Well, to give a different example - in the midst of discussing Aquinas' proofs, he advances the claim that omniscience and omnipotence are logically incompatible. There is a long history in Jewish, Christian and Islamic philosophy of debating closely related questions. The 10th century Rabbi Saadia Gaon, the 12th century Islamic philosopher Ibn Rushd (Averroes), and Aquinas himself all discussed paradoxes of omnipotence (the classic "can God create a stone heavier than he can lift?") – the resolution of which generally turns on precisely how "omnipotence" is defined. There is similarly a long history in all three religions of intellectual debate over the relationship between divine omniscience, the nature of time and God's relationship to it, and human free will (if God perfectly knows the future, does that mean the future is predetermined? if the future is predetermined, how can humans have free will?) – topics discussed by ancient Christian philosophers and theologians such as Boethius (6th century) and Augustine (5th century), the Jewish philosopher Maimonides (aka Rambam, 12th/13th century), the 7th–10th century disputes in Islamic theology over predestination (qadr) versus free will.

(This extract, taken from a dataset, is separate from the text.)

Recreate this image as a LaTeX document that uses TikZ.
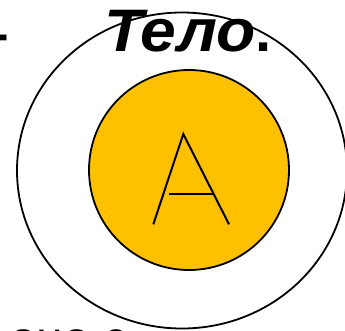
\documentclass[tikz,border=0pt]{standalone}
\usepackage{graphicx}
\usepackage{fontspec}
\setmainfont{Liberation Sans}
\definecolor{myorange}{RGB}{255,192,0}
\begin{document}
\begin{tikzpicture}[x=1pt,y=-1pt,
  ring/.style={line width=1.8pt, draw=black},
  stroke/.style={line width=2pt, draw=black},
  bigtext/.style={anchor=base west, inner sep=0pt, font=\fontsize{58}{60}\selectfont}]
\useasboundingbox (0,0) rectangle (345,330);
\clip (0,0) rectangle (345,330);
\fill[white] (0,0) rectangle (345,330);
\draw[ring] (182,170.5) ellipse [x radius=165, y radius=158];
\draw[ring, fill=myorange] (189,170) circle [radius=100];
\coordinate (apex) at (183.3,134);
\coordinate (lfoot) at (153.3,224.3);
\coordinate (rfoot) at (229,224.3);
\coordinate (barl) at (169,194.3);
\coordinate (barr) at (213.5,194.3);
\draw[stroke] (lfoot) -- (apex) -- (rfoot);
\draw[stroke] (barl) -- (barr);
\node[bigtext, font=\bfseries\itshape\fontsize{60}{62}\selectfont] (title) at (104,51) {\scalebox{1.07}[1]{Тело}};
\node[bigtext, font=\bfseries\fontsize{58}{60}\selectfont] (period) at (255,51) {.};
\node[bigtext, anchor=base east, font=\bfseries\fontsize{58}{60}\selectfont] (dash) at (9,53) {–};
\node[bigtext, font=\fontsize{48}{50}\selectfont] (bottom) at (10,355) {ано с};
\end{tikzpicture}
\end{document}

Obviously this lengthy history of debate, stretching back many centuries, even 1500 years, has a lot of relevance to Dawkins' claim of a contradiction – and, as usual, Dawkins appears utterly ignorant of all of it. His argument seems to be basically that he knows what "omnipotent" and "omniscient" mean (he may have consulted a dictionary), and obviously by his definitions they contradict each other – zero interest in whether his definitions of them agree with those of philosophers and theologians who've examined these issues before – and then he cites a poem which expresses the same view. So I think that is a good example of what you are looking for in your quibble – although the plural in "thousands of years ago" is possibly somewhat of an exaggeration. I'm not sure if anyone ever answered Dawkins precise objection (although I wouldn't rule it out), but closely related objections have been discussed many times before.


I see. I think this is another great and very appropriate example, this time directly addressing the initial claim. I stand thoroughly corrected. Thanks for taking the time to explain it in a way that I and anybody else unfamiliar with this field could understand it.